18.30 WIB: Laporan awal menyebut tiga warga hilang, dua rumah rusak berat

19.00 WIB: Operasi evakuasi dinyatakan belum aman karena tanah labil

Malam hingga dini hari: Area disterilkan, pencarian dihentikan sementara


Sabtu, 6 Desember 2025

Pagi hari: 100 personel gabungan diterjunkan

08.00 WIB: Dua titik pencarian ditetapkan: pemukiman dan bantaran sungai

09.00 WIB: Alat berat tiba, namun pencarian tetap manual

10.00 WIB: Bupati Bandung meninjau lokasi, instruksi evakuasi warga rawan diterbitkan

Siang hari: Tenda darurat dan logistik mulai dipersiapkan

Hingga laporan ini disusun, ketiga korban belum ditemukan.
Akhir: Antara Harapan dan Pertanggungjawaban

Di Arjasari, bencana tidak hanya meruntuhkan rumah, tetapi juga membongkar rapuhnya sistem perlindungan warga.
Banjir bantuan, instruksi evakuasi, dan dukungan moral tentu penting.
Namun, tragedi ini menuntut lebih dari belas kasih:

Ia menuntut pertanggungjawaban kebijakan.

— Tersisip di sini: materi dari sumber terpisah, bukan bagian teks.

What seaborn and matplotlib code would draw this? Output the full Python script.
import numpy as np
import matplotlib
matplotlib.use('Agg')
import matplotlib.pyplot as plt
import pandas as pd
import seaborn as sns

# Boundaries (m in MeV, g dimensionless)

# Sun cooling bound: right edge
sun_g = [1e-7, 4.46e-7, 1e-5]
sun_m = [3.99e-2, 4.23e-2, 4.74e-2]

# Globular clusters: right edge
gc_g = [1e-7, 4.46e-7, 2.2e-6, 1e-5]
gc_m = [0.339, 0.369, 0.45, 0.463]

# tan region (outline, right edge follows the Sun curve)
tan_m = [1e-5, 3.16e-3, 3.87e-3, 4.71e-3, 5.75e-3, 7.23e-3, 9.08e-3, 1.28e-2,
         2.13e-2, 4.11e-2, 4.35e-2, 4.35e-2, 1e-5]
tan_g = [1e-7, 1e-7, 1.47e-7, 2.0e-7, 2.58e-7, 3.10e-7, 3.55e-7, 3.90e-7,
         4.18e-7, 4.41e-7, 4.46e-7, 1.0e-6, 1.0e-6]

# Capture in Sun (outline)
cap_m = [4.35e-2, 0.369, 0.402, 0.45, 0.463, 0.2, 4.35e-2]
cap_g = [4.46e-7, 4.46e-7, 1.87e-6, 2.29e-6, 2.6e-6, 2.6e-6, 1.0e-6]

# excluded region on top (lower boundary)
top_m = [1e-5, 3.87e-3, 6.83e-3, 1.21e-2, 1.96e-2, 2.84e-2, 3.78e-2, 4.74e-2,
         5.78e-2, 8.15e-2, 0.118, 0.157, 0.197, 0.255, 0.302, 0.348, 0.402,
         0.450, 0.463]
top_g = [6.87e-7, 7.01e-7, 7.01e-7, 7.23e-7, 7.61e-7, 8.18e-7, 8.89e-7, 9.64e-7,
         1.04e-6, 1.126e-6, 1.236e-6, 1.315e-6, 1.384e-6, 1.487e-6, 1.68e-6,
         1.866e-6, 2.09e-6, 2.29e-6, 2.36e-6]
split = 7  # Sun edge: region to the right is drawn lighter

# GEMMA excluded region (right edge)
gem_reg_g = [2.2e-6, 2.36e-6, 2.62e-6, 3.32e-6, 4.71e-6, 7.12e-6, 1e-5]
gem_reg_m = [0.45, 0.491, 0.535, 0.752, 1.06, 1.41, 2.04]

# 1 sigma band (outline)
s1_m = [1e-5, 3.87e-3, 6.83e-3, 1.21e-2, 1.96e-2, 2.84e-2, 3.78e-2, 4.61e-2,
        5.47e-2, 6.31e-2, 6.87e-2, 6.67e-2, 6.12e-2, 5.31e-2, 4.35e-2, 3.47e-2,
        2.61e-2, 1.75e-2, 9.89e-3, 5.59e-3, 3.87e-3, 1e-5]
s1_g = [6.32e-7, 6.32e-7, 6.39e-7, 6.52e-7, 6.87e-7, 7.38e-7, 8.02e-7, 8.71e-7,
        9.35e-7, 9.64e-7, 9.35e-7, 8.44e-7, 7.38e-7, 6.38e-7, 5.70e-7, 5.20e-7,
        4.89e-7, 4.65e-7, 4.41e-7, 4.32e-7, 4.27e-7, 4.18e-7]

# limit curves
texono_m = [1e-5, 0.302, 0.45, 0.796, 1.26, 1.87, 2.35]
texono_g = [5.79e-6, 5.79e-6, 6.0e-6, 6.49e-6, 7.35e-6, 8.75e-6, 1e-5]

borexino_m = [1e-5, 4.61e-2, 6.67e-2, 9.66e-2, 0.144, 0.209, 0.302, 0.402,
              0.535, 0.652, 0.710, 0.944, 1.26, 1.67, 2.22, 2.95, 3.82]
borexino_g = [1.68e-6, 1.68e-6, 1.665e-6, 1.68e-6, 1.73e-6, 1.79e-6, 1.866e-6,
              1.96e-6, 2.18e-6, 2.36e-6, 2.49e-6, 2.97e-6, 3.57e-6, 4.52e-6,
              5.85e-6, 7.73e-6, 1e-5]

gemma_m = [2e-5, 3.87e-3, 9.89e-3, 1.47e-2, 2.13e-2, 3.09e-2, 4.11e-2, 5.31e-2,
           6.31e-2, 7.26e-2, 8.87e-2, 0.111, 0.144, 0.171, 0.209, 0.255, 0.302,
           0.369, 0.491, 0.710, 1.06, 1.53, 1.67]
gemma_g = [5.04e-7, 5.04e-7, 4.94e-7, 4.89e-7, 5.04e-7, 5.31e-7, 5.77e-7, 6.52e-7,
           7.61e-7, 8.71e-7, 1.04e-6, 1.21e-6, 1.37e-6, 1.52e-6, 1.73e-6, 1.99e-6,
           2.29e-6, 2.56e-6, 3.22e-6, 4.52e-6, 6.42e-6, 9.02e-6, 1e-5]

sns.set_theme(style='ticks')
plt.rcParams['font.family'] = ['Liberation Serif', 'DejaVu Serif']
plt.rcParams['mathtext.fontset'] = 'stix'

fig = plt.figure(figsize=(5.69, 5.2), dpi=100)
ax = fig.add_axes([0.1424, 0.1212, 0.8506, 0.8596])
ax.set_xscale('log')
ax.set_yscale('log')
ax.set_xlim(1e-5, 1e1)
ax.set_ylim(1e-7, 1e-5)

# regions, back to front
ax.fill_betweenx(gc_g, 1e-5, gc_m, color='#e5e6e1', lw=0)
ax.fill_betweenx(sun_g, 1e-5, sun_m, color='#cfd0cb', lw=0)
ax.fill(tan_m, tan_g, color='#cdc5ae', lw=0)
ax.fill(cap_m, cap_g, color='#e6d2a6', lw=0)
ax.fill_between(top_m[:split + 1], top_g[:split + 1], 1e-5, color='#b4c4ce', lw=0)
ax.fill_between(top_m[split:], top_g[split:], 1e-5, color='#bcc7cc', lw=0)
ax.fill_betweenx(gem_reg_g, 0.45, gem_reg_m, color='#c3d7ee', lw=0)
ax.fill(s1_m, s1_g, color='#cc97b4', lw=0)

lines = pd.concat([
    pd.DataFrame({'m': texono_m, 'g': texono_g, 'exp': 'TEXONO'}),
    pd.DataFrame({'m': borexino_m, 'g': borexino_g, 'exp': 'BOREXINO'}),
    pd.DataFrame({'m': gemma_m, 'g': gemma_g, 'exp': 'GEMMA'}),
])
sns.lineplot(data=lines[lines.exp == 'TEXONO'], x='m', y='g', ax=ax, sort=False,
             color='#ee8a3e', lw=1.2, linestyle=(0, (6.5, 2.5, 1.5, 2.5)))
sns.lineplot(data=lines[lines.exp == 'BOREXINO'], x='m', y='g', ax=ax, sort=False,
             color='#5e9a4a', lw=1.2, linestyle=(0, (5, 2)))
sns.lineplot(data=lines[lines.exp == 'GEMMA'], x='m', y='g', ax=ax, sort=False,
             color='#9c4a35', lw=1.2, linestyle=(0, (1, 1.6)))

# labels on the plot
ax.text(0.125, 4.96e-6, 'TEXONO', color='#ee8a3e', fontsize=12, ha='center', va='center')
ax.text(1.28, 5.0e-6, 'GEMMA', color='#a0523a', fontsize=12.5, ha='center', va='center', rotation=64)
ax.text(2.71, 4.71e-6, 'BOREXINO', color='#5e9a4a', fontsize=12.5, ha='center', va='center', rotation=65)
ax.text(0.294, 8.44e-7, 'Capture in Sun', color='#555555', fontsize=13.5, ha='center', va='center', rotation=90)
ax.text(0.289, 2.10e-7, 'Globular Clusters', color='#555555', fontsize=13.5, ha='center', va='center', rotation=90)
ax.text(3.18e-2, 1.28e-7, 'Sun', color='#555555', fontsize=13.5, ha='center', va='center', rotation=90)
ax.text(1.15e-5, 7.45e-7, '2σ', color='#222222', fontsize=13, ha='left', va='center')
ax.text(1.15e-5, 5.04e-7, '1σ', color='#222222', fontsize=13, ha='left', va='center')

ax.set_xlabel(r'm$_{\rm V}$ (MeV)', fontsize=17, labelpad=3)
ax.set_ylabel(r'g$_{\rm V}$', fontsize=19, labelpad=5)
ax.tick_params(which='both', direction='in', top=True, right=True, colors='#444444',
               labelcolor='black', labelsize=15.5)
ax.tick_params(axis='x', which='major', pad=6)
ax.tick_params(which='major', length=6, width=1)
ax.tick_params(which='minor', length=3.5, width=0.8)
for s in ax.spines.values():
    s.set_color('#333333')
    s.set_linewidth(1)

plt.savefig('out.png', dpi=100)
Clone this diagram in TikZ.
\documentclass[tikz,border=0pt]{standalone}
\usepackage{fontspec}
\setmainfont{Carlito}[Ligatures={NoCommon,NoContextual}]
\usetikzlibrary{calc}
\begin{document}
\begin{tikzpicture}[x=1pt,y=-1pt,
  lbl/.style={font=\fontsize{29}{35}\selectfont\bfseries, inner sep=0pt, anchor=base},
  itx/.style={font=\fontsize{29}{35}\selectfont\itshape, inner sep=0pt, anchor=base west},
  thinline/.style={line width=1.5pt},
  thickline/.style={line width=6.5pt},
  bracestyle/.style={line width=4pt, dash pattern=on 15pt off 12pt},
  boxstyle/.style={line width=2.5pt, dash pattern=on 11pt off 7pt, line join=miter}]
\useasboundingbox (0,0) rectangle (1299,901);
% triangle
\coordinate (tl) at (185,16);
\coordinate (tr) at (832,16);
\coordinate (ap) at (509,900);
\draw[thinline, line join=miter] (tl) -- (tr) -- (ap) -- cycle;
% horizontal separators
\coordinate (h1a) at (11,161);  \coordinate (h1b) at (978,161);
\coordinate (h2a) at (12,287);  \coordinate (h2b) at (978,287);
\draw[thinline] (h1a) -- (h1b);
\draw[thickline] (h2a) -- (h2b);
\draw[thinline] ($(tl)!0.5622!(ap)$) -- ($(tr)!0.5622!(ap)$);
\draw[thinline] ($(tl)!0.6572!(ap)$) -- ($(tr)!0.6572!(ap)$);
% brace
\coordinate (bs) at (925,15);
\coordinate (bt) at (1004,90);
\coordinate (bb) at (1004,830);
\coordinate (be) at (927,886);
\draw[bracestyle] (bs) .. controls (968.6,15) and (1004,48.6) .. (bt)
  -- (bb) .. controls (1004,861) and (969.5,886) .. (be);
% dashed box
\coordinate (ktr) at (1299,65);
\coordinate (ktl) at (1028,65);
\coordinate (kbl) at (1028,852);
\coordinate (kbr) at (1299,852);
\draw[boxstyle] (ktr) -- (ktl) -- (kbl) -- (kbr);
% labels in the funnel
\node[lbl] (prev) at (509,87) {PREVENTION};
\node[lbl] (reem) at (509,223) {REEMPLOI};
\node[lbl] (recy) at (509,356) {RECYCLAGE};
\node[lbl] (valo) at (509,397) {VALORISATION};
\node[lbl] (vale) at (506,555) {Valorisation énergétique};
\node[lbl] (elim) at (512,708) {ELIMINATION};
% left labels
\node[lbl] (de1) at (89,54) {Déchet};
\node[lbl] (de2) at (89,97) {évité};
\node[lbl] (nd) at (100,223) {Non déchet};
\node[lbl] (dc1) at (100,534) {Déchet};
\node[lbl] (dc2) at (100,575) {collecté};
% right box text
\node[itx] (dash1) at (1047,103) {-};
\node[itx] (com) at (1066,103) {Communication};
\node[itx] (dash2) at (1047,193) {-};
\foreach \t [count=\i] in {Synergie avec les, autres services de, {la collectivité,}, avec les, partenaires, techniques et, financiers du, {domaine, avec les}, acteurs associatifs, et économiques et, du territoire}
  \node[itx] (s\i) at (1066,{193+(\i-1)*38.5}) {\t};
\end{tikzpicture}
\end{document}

Korban yang hilang menjadi simbol dari pertanyaan lebih besar:
berapa banyak nyawa harus melayang sebelum risiko diakui sebagai urgensi — bukan angka statistik?

Jika Arjasari hanya menjadi berita, tanpa menjadi pelajaran, maka longsor berikutnya bukan kemungkinan — melainkan kepastian.